B&N.com: Is it true there is a movie in the works?

EH: Yes, it was optioned for film even before it was offered to publishers as a book. The screenplay is almost done.

B&N.com: Rhapsody is a massive fantasy novel -- in size and in scope. How many volumes do you see your series spanning? When can we expect Volume No. 2?

EH: Volume Two of the trilogy, Prophecy: Child of Earth,, is due out in July 2000. It's complete and in the process of minor revisions right now, so I don't expect any significant delays unless I get a hernia carrying it to the post office.

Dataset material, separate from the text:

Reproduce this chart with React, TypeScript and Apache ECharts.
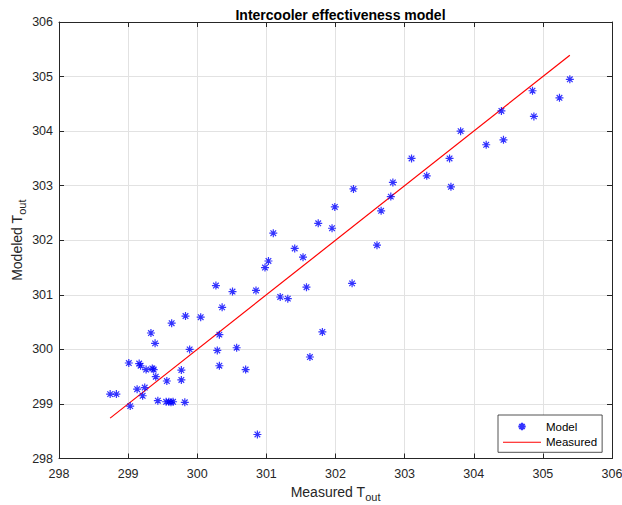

Part of the development of the Rhapsody trilogy was the mapping out of the world's history from its formation to its destruction. I wrote it with a time line; if the beginning of the world is zero on the time line, and the farthest event I could envision is ten, Rhapsody takes place approximately at six. I know what came before this era, and what will follow it.

Because this story is a history, it has many epochs to it, eras of time which are distinct stories. The trilogy that began with Rhapsody will offer a definitive conclusion to this story at the end of the third volume. I'm an impatient reader myself, and I need some points of conclusion in a story, so I can't see myself writing a completely open-ended series with the same characters going through a series of new adventures each time. That being said, there are eras both before and after this trilogy that I would love to explore. The surviving characters from this trilogy do have future stories. Also extremely interesting to me is the exploration of the stories that precede the trilogy -- the events that are history to the people in Rhapsody. All of this depends, of course, on the readers.

B&N.com: Thank you for taking the time to answer our questions, Elizabeth. Tons of luck with Rhapsody.

EH: Thank you. I appreciate your time and the opportunity.